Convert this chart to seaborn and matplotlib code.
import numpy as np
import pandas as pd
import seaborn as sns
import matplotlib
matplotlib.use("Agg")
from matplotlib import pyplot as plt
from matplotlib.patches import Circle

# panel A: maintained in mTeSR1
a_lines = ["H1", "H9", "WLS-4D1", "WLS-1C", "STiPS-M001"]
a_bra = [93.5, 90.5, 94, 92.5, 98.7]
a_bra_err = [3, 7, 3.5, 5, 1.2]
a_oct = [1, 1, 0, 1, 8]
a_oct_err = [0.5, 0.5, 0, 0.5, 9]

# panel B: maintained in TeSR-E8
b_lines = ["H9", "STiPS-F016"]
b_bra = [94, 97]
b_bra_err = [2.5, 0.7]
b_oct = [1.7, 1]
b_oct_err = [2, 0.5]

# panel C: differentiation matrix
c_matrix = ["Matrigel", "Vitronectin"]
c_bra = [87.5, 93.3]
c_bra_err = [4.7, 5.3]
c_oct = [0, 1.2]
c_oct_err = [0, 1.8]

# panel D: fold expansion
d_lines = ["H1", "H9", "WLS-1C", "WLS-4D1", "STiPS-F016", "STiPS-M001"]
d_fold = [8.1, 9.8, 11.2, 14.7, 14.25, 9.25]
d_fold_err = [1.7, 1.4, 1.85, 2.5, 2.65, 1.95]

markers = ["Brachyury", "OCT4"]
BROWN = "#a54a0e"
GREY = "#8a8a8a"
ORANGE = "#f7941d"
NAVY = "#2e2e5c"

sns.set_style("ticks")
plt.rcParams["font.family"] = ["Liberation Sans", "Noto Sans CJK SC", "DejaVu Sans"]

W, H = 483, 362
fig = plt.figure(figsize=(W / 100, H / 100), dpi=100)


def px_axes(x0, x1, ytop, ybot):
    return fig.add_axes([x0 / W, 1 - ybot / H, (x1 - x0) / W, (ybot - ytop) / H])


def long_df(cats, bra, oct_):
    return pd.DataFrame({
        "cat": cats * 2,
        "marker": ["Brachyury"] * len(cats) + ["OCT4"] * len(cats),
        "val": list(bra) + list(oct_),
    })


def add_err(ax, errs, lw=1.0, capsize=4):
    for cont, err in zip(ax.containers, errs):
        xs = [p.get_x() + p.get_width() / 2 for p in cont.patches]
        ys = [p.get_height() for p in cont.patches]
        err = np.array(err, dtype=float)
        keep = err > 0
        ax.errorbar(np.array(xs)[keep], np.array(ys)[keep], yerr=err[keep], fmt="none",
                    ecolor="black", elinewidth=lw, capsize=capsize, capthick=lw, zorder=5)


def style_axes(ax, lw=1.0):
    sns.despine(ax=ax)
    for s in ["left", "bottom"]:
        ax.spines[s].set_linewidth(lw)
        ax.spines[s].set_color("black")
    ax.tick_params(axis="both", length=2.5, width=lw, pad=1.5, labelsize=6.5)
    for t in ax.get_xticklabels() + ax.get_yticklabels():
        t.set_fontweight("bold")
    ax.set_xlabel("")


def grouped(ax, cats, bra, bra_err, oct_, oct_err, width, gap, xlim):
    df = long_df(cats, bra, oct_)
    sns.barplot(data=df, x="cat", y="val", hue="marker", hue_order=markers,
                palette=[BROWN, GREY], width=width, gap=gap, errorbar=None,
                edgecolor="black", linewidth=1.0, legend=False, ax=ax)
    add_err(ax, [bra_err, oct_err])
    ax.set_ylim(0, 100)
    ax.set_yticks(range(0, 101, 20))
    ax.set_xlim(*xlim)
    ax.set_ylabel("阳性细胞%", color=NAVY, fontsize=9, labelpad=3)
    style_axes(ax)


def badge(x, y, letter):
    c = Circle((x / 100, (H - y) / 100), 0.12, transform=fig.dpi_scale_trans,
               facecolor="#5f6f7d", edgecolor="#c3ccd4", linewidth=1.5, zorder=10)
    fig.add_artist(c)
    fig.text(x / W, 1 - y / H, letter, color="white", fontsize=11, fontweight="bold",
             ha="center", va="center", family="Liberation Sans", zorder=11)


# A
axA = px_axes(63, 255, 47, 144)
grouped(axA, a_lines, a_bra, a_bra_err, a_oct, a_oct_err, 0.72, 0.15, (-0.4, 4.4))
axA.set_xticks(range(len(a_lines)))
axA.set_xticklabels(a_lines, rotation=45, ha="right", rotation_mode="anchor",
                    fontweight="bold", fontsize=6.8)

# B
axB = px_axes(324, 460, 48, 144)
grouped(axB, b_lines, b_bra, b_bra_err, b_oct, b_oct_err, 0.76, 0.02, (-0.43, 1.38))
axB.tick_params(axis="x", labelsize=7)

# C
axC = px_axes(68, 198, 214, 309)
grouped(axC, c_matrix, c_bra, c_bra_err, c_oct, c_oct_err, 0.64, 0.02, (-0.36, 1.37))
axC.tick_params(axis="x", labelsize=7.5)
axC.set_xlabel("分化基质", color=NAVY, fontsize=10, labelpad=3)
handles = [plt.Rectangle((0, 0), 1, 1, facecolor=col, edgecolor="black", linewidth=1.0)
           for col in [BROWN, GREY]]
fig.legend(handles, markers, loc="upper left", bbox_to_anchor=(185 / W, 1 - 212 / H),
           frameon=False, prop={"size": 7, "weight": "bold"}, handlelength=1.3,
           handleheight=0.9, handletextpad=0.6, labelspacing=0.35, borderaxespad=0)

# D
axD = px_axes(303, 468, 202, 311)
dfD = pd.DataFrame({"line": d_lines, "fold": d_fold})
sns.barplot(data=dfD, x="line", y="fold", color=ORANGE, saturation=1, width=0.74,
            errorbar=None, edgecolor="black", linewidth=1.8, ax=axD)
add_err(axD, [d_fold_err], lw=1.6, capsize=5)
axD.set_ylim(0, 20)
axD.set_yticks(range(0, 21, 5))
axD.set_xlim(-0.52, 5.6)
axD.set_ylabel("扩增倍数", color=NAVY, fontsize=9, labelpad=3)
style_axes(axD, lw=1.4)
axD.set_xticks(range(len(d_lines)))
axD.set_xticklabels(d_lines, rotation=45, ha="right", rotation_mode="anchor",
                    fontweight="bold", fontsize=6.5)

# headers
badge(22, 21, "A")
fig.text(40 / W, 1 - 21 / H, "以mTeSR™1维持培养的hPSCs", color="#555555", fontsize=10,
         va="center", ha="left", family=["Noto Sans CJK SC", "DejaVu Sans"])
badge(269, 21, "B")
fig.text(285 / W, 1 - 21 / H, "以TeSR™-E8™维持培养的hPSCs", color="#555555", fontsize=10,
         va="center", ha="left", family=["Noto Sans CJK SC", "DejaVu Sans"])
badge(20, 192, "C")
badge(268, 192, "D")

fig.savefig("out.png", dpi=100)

◇ ◇ ◇ ◇

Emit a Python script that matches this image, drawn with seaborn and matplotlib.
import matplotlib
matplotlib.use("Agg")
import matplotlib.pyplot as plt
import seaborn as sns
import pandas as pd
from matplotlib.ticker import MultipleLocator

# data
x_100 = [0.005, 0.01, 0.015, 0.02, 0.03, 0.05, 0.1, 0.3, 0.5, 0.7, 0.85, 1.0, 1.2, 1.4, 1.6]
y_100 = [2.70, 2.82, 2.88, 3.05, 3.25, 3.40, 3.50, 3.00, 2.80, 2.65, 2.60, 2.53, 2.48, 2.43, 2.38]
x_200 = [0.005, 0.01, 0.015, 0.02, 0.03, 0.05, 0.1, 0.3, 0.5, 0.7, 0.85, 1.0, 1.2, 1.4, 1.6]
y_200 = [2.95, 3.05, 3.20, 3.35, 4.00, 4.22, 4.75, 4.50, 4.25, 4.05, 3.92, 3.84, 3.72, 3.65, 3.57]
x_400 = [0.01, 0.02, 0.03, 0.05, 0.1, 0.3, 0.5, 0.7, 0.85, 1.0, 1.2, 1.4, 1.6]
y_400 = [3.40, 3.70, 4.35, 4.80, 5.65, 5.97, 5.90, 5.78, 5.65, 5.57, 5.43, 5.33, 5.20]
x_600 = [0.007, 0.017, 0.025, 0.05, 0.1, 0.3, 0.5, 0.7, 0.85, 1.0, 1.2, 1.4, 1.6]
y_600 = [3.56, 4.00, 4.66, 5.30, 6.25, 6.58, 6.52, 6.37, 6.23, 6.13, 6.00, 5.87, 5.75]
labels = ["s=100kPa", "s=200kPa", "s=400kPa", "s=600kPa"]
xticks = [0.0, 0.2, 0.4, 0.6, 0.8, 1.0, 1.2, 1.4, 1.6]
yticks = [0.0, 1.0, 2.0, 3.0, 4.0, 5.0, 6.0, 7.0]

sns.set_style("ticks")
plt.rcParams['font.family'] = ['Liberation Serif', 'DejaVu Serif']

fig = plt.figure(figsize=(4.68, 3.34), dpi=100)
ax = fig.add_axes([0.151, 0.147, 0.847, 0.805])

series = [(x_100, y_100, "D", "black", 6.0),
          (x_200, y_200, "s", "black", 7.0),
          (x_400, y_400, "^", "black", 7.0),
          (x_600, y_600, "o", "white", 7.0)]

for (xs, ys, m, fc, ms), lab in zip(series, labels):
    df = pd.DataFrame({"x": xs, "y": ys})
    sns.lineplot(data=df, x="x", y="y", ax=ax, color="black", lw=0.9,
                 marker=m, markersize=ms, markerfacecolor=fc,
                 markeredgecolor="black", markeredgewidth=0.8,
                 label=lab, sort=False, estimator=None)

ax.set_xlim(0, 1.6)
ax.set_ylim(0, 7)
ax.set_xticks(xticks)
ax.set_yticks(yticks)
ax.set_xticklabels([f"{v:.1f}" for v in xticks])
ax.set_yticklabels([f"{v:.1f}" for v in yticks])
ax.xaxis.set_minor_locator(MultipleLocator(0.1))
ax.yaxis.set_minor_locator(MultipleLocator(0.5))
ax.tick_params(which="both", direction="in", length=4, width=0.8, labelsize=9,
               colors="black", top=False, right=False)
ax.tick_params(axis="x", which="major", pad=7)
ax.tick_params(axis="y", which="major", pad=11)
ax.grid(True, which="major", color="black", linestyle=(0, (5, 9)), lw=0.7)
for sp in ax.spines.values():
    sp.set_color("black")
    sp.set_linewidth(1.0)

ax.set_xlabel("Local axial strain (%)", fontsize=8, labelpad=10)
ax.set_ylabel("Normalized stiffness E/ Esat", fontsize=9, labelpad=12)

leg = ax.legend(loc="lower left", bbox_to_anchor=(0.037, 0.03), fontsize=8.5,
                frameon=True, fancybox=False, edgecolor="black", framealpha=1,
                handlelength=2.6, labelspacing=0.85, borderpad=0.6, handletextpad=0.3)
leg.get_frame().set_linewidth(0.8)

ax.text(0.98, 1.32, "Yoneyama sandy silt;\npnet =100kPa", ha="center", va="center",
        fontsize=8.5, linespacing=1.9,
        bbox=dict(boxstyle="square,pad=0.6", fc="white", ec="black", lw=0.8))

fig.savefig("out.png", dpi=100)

◇ ◇ ◇ ◇

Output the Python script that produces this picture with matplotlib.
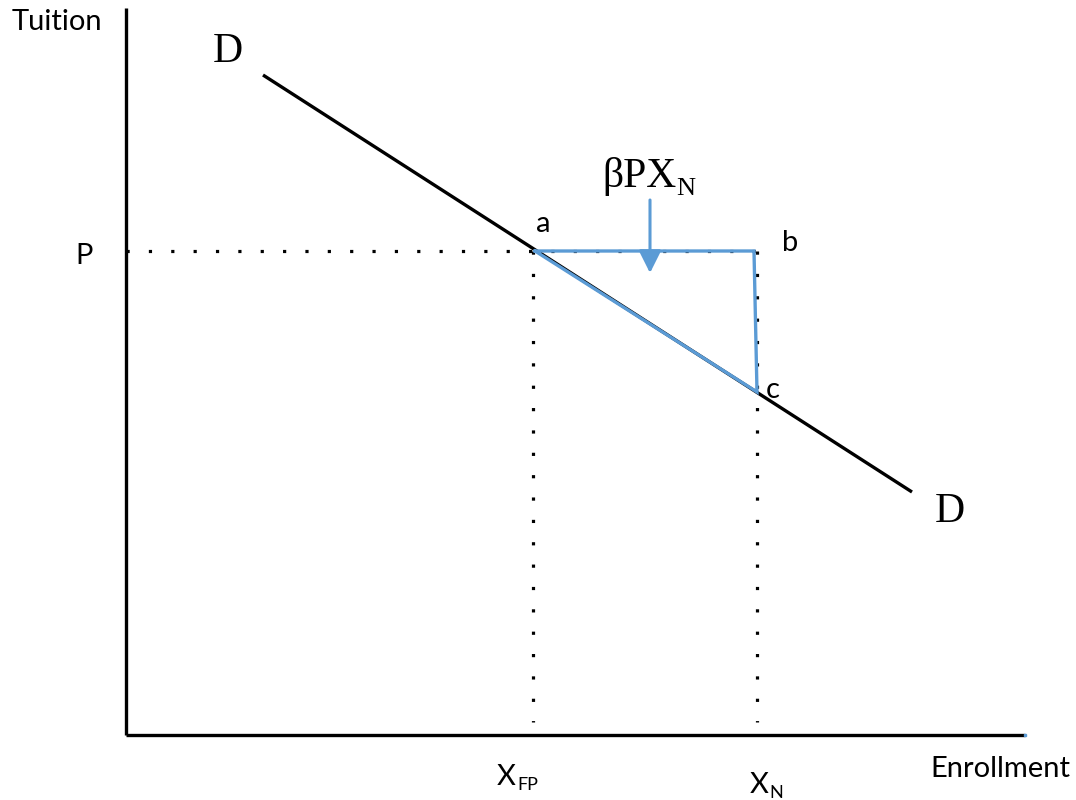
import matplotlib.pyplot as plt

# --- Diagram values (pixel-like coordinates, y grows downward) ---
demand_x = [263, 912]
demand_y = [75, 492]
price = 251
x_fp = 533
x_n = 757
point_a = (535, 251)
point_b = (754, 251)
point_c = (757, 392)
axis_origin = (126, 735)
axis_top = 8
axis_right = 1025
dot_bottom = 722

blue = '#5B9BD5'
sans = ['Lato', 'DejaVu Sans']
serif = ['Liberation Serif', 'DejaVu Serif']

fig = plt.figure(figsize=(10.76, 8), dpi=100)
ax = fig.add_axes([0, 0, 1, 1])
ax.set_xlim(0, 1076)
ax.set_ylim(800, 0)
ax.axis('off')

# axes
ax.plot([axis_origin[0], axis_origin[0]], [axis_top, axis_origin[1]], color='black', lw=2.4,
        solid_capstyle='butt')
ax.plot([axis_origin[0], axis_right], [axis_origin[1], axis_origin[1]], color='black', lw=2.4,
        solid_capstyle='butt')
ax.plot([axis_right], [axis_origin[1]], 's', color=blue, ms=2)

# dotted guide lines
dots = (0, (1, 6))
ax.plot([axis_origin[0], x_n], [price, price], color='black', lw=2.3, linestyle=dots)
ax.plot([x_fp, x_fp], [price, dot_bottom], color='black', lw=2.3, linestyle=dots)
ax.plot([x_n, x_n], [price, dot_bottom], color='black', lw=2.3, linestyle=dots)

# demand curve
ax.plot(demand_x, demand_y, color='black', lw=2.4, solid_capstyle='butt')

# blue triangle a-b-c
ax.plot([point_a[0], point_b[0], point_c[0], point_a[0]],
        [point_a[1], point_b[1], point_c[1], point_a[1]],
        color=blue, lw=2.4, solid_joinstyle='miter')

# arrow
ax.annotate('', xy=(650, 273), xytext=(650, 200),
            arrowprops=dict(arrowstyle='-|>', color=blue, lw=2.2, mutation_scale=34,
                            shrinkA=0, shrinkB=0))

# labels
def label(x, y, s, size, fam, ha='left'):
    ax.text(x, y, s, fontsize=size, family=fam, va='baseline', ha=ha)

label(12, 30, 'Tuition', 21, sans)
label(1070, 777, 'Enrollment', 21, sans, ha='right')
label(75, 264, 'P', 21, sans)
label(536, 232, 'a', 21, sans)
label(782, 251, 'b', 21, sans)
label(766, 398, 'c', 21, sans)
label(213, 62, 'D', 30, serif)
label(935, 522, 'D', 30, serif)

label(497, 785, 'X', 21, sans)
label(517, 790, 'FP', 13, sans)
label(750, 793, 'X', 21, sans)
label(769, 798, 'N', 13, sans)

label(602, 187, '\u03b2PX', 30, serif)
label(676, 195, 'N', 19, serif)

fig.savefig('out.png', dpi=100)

◇ ◇ ◇ ◇

• [THE PROBLEM]:
Start at the line that contains "Output the Python", stop at the line that contains "family=fam, va='baseline', ha=ha)", and reproduce each line in that stretch exactly. Pictures are excluded.

• [RESPONSE TO THE TASK]:
Output the Python script that produces this picture with matplotlib.
import matplotlib.pyplot as plt

# --- Diagram values (pixel-like coordinates, y grows downward) ---
demand_x = [263, 912]
demand_y = [75, 492]
price = 251
x_fp = 533
x_n = 757
point_a = (535, 251)
point_b = (754, 251)
point_c = (757, 392)
axis_origin = (126, 735)
axis_top = 8
axis_right = 1025
dot_bottom = 722

blue = '#5B9BD5'
sans = ['Lato', 'DejaVu Sans']
serif = ['Liberation Serif', 'DejaVu Serif']

fig = plt.figure(figsize=(10.76, 8), dpi=100)
ax = fig.add_axes([0, 0, 1, 1])
ax.set_xlim(0, 1076)
ax.set_ylim(800, 0)
ax.axis('off')

# axes
ax.plot([axis_origin[0], axis_origin[0]], [axis_top, axis_origin[1]], color='black', lw=2.4,
        solid_capstyle='butt')
ax.plot([axis_origin[0], axis_right], [axis_origin[1], axis_origin[1]], color='black', lw=2.4,
        solid_capstyle='butt')
ax.plot([axis_right], [axis_origin[1]], 's', color=blue, ms=2)

# dotted guide lines
dots = (0, (1, 6))
ax.plot([axis_origin[0], x_n], [price, price], color='black', lw=2.3, linestyle=dots)
ax.plot([x_fp, x_fp], [price, dot_bottom], color='black', lw=2.3, linestyle=dots)
ax.plot([x_n, x_n], [price, dot_bottom], color='black', lw=2.3, linestyle=dots)

# demand curve
ax.plot(demand_x, demand_y, color='black', lw=2.4, solid_capstyle='butt')

# blue triangle a-b-c
ax.plot([point_a[0], point_b[0], point_c[0], point_a[0]],
        [point_a[1], point_b[1], point_c[1], point_a[1]],
        color=blue, lw=2.4, solid_joinstyle='miter')

# arrow
ax.annotate('', xy=(650, 273), xytext=(650, 200),
            arrowprops=dict(arrowstyle='-|>', color=blue, lw=2.2, mutation_scale=34,
                            shrinkA=0, shrinkB=0))

# labels
def label(x, y, s, size, fam, ha='left'):
    ax.text(x, y, s, fontsize=size, family=fam, va='baseline', ha=ha)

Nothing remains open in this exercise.